• **SOURCE MATERIAL**
******************************
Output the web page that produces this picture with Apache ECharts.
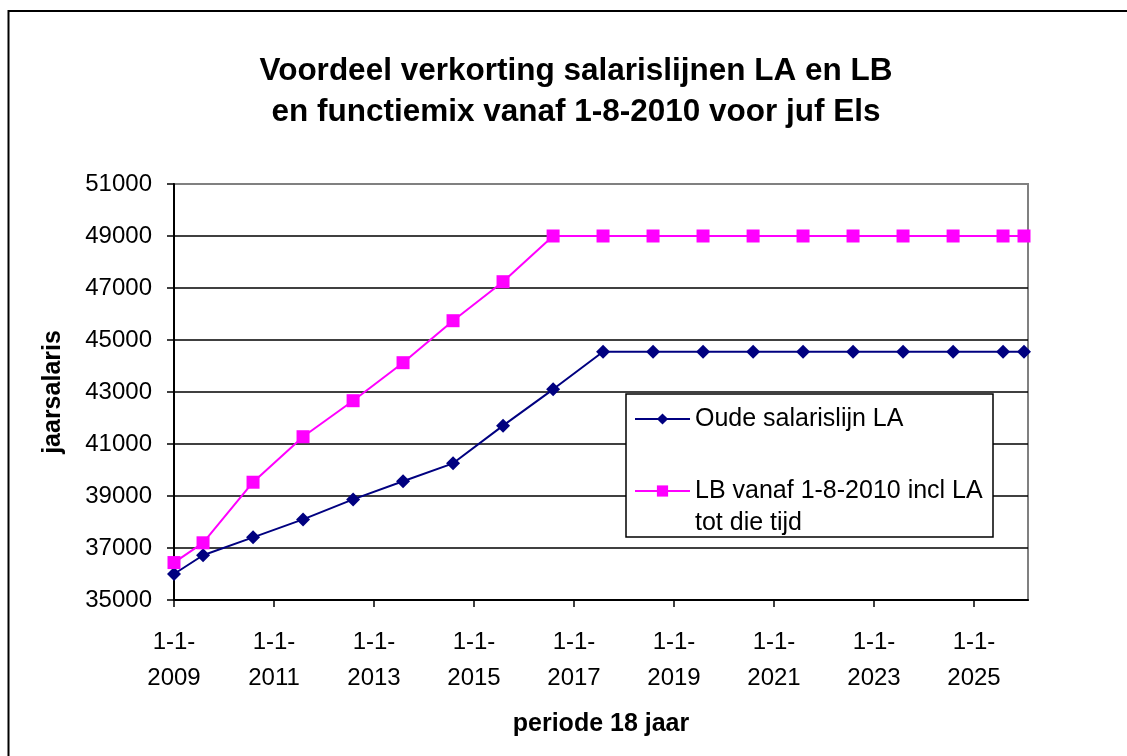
******************************
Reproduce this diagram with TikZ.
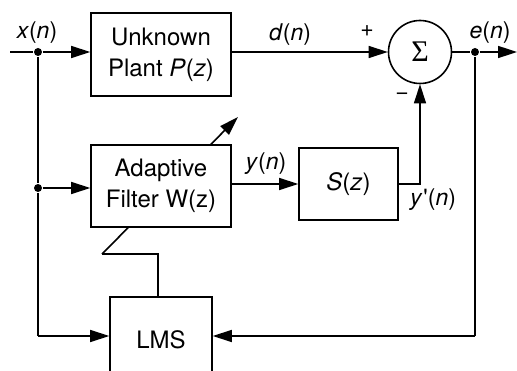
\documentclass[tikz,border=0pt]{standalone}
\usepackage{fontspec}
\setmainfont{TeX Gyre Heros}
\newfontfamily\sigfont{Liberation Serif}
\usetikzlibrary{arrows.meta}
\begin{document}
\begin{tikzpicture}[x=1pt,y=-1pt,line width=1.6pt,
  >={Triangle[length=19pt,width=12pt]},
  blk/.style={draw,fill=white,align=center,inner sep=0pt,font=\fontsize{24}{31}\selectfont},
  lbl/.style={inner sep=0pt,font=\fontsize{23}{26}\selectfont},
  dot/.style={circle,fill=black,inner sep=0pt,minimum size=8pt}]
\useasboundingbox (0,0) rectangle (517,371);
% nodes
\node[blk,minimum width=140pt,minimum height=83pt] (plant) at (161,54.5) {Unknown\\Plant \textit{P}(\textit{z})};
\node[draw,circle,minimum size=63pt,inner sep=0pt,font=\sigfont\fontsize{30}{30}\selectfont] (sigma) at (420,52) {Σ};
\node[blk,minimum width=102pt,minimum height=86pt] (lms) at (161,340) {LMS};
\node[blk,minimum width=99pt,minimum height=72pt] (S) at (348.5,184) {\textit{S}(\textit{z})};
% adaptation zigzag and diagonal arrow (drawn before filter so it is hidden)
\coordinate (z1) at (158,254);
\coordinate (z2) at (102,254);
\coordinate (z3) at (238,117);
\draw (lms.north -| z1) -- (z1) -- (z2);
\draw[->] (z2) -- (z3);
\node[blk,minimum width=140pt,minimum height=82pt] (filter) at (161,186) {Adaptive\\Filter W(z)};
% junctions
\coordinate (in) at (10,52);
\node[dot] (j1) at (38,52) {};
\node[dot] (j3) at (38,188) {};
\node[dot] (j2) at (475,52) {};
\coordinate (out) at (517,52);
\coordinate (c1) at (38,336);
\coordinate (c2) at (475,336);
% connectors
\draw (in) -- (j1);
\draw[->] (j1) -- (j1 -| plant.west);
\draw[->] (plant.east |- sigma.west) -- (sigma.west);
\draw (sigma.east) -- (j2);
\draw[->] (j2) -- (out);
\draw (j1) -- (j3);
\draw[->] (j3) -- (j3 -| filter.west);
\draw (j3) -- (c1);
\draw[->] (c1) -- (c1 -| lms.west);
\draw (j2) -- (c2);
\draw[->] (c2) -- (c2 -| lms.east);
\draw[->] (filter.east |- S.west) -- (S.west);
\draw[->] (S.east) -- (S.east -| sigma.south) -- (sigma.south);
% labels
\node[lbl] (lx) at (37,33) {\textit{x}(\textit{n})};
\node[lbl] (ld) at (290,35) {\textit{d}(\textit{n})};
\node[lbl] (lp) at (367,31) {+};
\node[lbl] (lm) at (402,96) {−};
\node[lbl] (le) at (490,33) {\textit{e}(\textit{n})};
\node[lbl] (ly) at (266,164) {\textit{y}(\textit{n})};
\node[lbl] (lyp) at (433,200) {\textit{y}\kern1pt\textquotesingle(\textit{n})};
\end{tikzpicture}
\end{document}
******************************
• **WORK TO BE COMPLETED**
Return each line where "with" shows up.

• **TASK SOLUTION**
Output the web page that produces this picture with Apache ECharts.
Reproduce this diagram with TikZ.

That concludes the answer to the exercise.